Et en effet, le film est également une invitation au voyage intérieur. Avec ce décès, le personnage principal Thiên se retrouve non seulement à devoir remplir des obligations familiales mais à devoir soutenir son neveu dans l’épreuve du deuil. Dans leur itinéraire, ensemble ils vont prendre des temps de recueillement, avoir de magnifiques échanges sur le paradis, sur l’espérance, sur la foi. Thien va devoir lui parler de la vie et de la mort qui en fait partie. L’emmener dans un imaginaire, à l’image de la cloche en citant la célèbre réplique ''à chaque fois qu’une cloche sonne, un ange obtient ses ailes'' de La Vie est belle de Frank Capra (1946) ; à l’image de l’oiseau qu’il tient dans sa main ou des tours de magie. Dans des plans séquences très longs, entre deux silences, il lui parle d’une foi qui donne sens à la vie. 

 

Enfin ce voyage est l’occasion pour Thiên de se replonger dans ses racines, de ne pas oublier d’où il vient. Il n’était pas revenu depuis longtemps, il avait perdu de vue son frère. Au travers de cette quête infinie, le réalisateur subtilement entremêle rêves et réalité… au point de troubler la perception du temps. La rencontre avec sa nouvelle belle-sœur qu’il retrouve enfin et le nouveau-né qu’il prend avec attendrissement dans ses bras : l’a-t-il rêvé ? Et de même son rendez-vous avec son premier amour qu’il retrouve dans les ruines du temple : l’a-t-il imaginé ? Au gré des étapes et des rencontres, des paroles échangées, il revisite son passé. Au seuil de la maison, il y trouve la sagesse dans la bouche d’une très vieille femme au regard perçant.

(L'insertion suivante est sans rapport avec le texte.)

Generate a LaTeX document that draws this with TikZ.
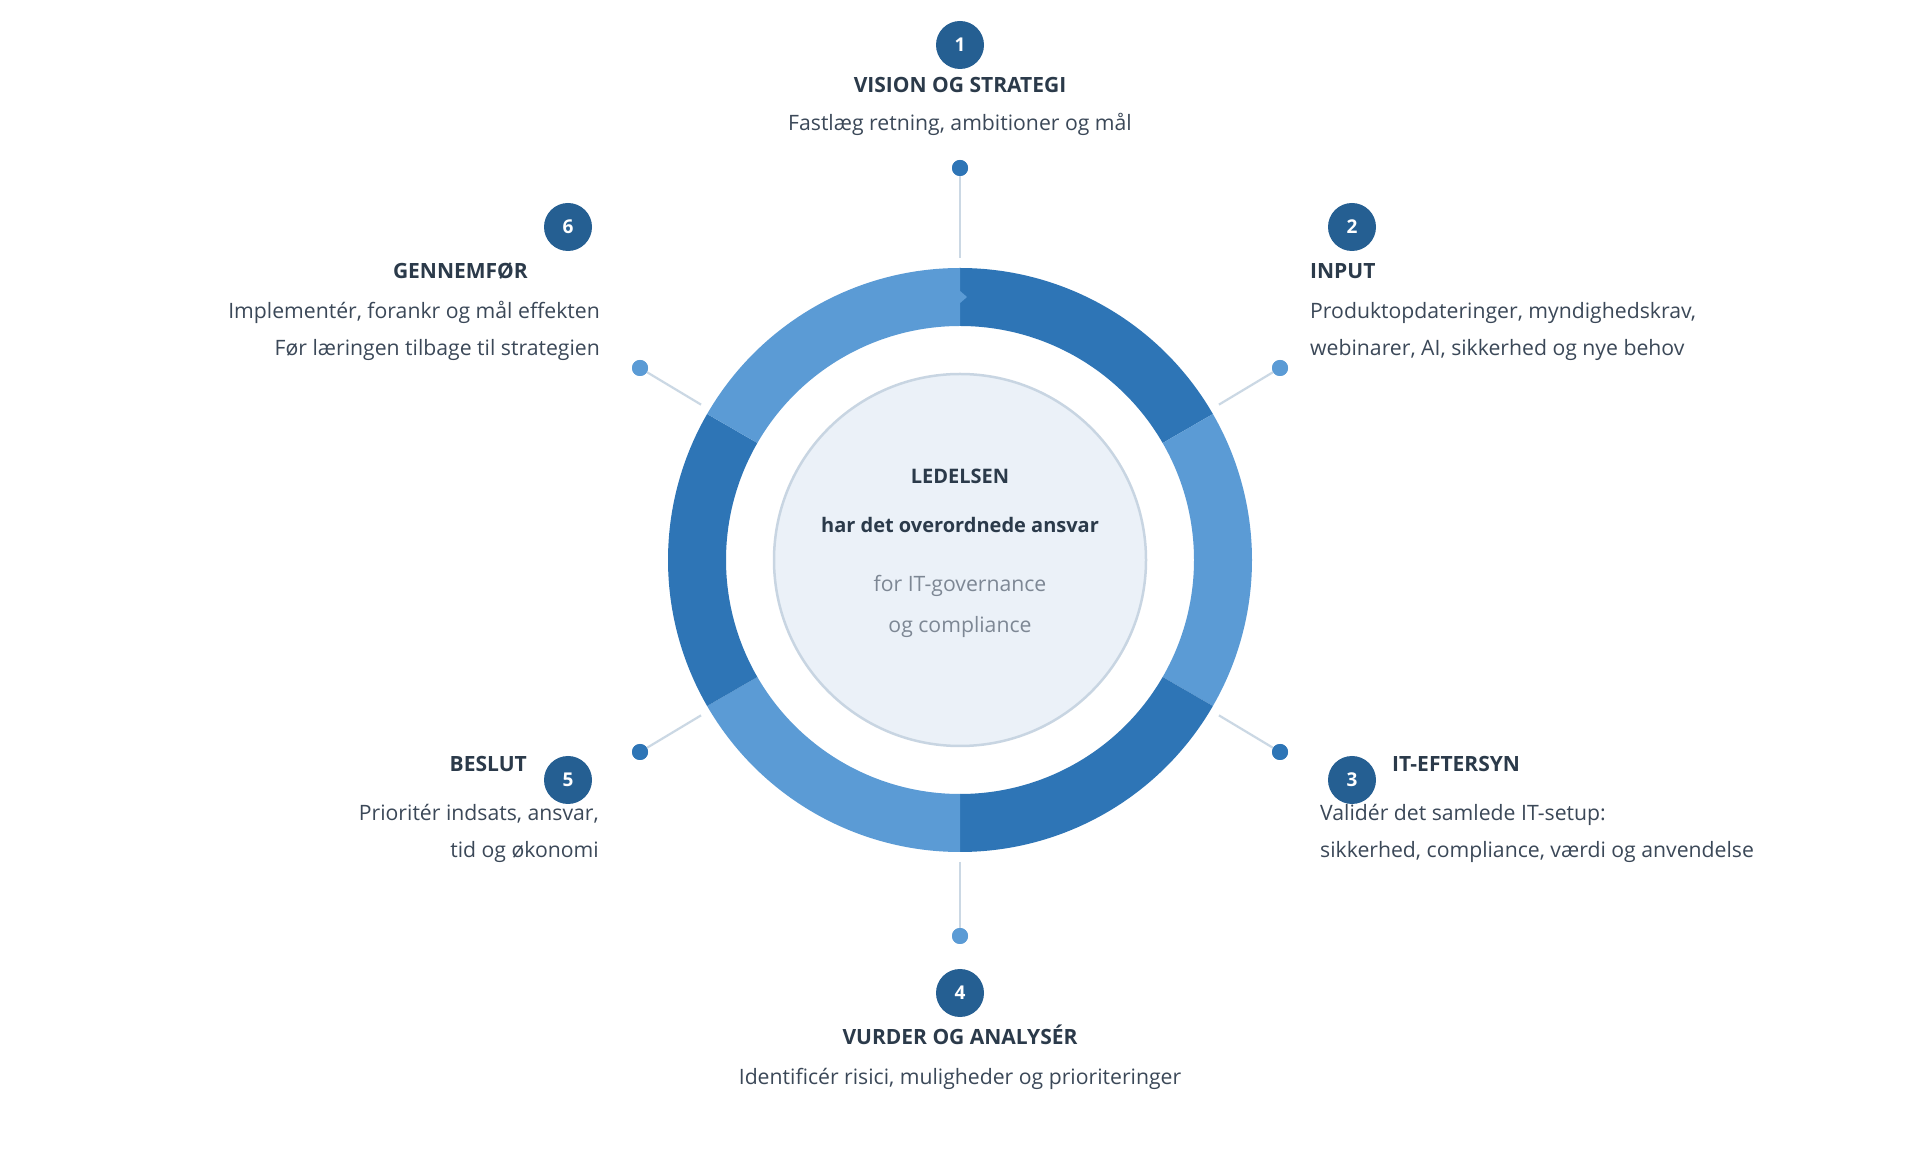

Qu’est-ce que la souffrance comparée à l’éternité ? 

 

 

Ce film nous offre les paysages panoramiques grandioses dans ces contrées retirées du Vietnam qui continuent de nous habiter et surtout une belle leçon de vie. Au Festival de Cannes 2023 où L'Arbre aux papillons d'or était présenté dans la sélection Quinzaine des réalisateurs, il a reçu le prix de la Caméra d’Or décerné à un premier long-métrage.